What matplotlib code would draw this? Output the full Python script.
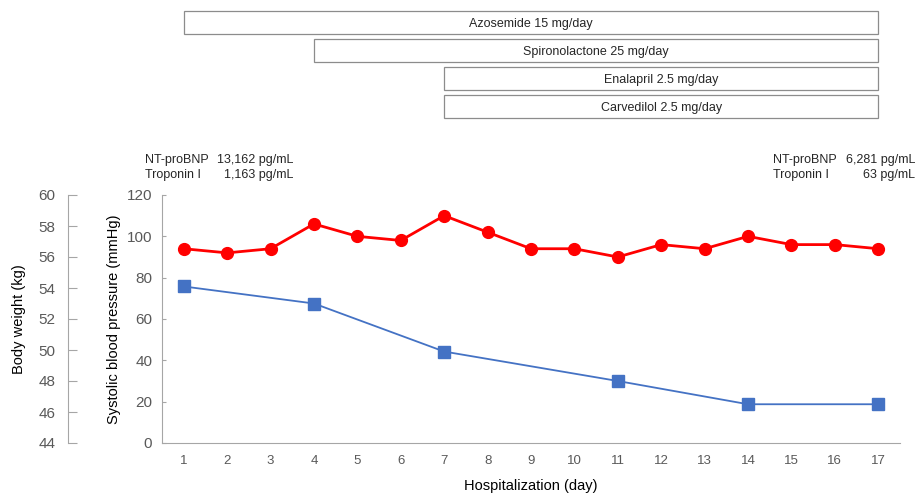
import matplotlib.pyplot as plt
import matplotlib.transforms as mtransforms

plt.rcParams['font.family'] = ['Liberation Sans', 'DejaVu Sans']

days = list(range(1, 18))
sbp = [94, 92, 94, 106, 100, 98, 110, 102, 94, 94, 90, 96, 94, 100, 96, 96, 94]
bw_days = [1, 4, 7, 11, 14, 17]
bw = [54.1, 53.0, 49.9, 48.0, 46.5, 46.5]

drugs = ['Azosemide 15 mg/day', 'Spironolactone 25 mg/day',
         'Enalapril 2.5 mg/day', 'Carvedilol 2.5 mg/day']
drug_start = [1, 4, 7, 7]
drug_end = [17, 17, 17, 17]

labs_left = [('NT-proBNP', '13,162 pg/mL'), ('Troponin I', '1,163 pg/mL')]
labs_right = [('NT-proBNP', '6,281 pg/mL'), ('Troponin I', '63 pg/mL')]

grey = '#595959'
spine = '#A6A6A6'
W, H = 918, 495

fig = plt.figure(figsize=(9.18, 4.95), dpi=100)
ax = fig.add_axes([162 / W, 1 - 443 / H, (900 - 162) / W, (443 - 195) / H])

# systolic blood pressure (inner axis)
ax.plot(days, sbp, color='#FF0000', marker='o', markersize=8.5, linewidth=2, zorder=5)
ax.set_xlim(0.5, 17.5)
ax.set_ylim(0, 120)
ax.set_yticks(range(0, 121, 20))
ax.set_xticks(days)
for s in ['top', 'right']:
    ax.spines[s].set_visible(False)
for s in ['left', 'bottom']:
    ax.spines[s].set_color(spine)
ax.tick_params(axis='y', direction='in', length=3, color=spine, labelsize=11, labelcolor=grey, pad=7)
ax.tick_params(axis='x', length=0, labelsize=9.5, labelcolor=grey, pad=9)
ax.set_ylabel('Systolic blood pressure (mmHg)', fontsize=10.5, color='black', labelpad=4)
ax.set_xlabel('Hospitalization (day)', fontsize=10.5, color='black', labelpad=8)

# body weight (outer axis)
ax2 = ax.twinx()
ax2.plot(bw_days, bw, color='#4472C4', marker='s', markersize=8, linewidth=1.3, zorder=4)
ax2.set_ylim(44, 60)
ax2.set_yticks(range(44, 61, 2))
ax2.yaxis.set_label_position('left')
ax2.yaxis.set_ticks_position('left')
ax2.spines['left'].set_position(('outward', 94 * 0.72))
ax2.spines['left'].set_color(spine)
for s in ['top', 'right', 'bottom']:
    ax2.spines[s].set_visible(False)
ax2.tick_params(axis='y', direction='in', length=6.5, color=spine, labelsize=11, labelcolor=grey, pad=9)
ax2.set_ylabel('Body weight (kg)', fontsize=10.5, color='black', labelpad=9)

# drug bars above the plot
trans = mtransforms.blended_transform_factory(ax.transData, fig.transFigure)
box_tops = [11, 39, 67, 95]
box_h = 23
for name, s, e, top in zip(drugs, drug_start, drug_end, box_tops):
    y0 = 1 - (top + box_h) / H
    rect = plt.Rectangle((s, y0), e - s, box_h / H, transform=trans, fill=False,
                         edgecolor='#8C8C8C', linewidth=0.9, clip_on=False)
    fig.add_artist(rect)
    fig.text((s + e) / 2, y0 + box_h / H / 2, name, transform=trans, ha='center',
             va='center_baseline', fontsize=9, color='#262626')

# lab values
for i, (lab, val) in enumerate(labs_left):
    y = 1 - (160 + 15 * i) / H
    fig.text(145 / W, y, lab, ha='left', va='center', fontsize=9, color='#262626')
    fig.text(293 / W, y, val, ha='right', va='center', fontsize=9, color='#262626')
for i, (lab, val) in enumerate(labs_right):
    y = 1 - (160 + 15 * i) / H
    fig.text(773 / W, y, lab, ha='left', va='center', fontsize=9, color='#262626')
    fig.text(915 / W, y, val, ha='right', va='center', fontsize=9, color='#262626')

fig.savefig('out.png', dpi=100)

--------------------------------

> _What is expected_:
Please write out all of the material above without changing a word, and omit any pictures.

> _Solution to the exercise_:
What matplotlib code would draw this? Output the full Python script.
import matplotlib.pyplot as plt
import matplotlib.transforms as mtransforms

plt.rcParams['font.family'] = ['Liberation Sans', 'DejaVu Sans']

days = list(range(1, 18))
sbp = [94, 92, 94, 106, 100, 98, 110, 102, 94, 94, 90, 96, 94, 100, 96, 96, 94]
bw_days = [1, 4, 7, 11, 14, 17]
bw = [54.1, 53.0, 49.9, 48.0, 46.5, 46.5]

drugs = ['Azosemide 15 mg/day', 'Spironolactone 25 mg/day',
         'Enalapril 2.5 mg/day', 'Carvedilol 2.5 mg/day']
drug_start = [1, 4, 7, 7]
drug_end = [17, 17, 17, 17]

labs_left = [('NT-proBNP', '13,162 pg/mL'), ('Troponin I', '1,163 pg/mL')]
labs_right = [('NT-proBNP', '6,281 pg/mL'), ('Troponin I', '63 pg/mL')]

grey = '#595959'
spine = '#A6A6A6'
W, H = 918, 495

fig = plt.figure(figsize=(9.18, 4.95), dpi=100)
ax = fig.add_axes([162 / W, 1 - 443 / H, (900 - 162) / W, (443 - 195) / H])

# systolic blood pressure (inner axis)
ax.plot(days, sbp, color='#FF0000', marker='o', markersize=8.5, linewidth=2, zorder=5)
ax.set_xlim(0.5, 17.5)
ax.set_ylim(0, 120)
ax.set_yticks(range(0, 121, 20))
ax.set_xticks(days)
for s in ['top', 'right']:
    ax.spines[s].set_visible(False)
for s in ['left', 'bottom']:
    ax.spines[s].set_color(spine)
ax.tick_params(axis='y', direction='in', length=3, color=spine, labelsize=11, labelcolor=grey, pad=7)
ax.tick_params(axis='x', length=0, labelsize=9.5, labelcolor=grey, pad=9)
ax.set_ylabel('Systolic blood pressure (mmHg)', fontsize=10.5, color='black', labelpad=4)
ax.set_xlabel('Hospitalization (day)', fontsize=10.5, color='black', labelpad=8)

# body weight (outer axis)
ax2 = ax.twinx()
ax2.plot(bw_days, bw, color='#4472C4', marker='s', markersize=8, linewidth=1.3, zorder=4)
ax2.set_ylim(44, 60)
ax2.set_yticks(range(44, 61, 2))
ax2.yaxis.set_label_position('left')
ax2.yaxis.set_ticks_position('left')
ax2.spines['left'].set_position(('outward', 94 * 0.72))
ax2.spines['left'].set_color(spine)
for s in ['top', 'right', 'bottom']:
    ax2.spines[s].set_visible(False)
ax2.tick_params(axis='y', direction='in', length=6.5, color=spine, labelsize=11, labelcolor=grey, pad=9)
ax2.set_ylabel('Body weight (kg)', fontsize=10.5, color='black', labelpad=9)

# drug bars above the plot
trans = mtransforms.blended_transform_factory(ax.transData, fig.transFigure)
box_tops = [11, 39, 67, 95]
box_h = 23
for name, s, e, top in zip(drugs, drug_start, drug_end, box_tops):
    y0 = 1 - (top + box_h) / H
    rect = plt.Rectangle((s, y0), e - s, box_h / H, transform=trans, fill=False,
                         edgecolor='#8C8C8C', linewidth=0.9, clip_on=False)
    fig.add_artist(rect)
    fig.text((s + e) / 2, y0 + box_h / H / 2, name, transform=trans, ha='center',
             va='center_baseline', fontsize=9, color='#262626')

# lab values
for i, (lab, val) in enumerate(labs_left):
    y = 1 - (160 + 15 * i) / H
    fig.text(145 / W, y, lab, ha='left', va='center', fontsize=9, color='#262626')
    fig.text(293 / W, y, val, ha='right', va='center', fontsize=9, color='#262626')
for i, (lab, val) in enumerate(labs_right):
    y = 1 - (160 + 15 * i) / H
    fig.text(773 / W, y, lab, ha='left', va='center', fontsize=9, color='#262626')
    fig.text(915 / W, y, val, ha='right', va='center', fontsize=9, color='#262626')

fig.savefig('out.png', dpi=100)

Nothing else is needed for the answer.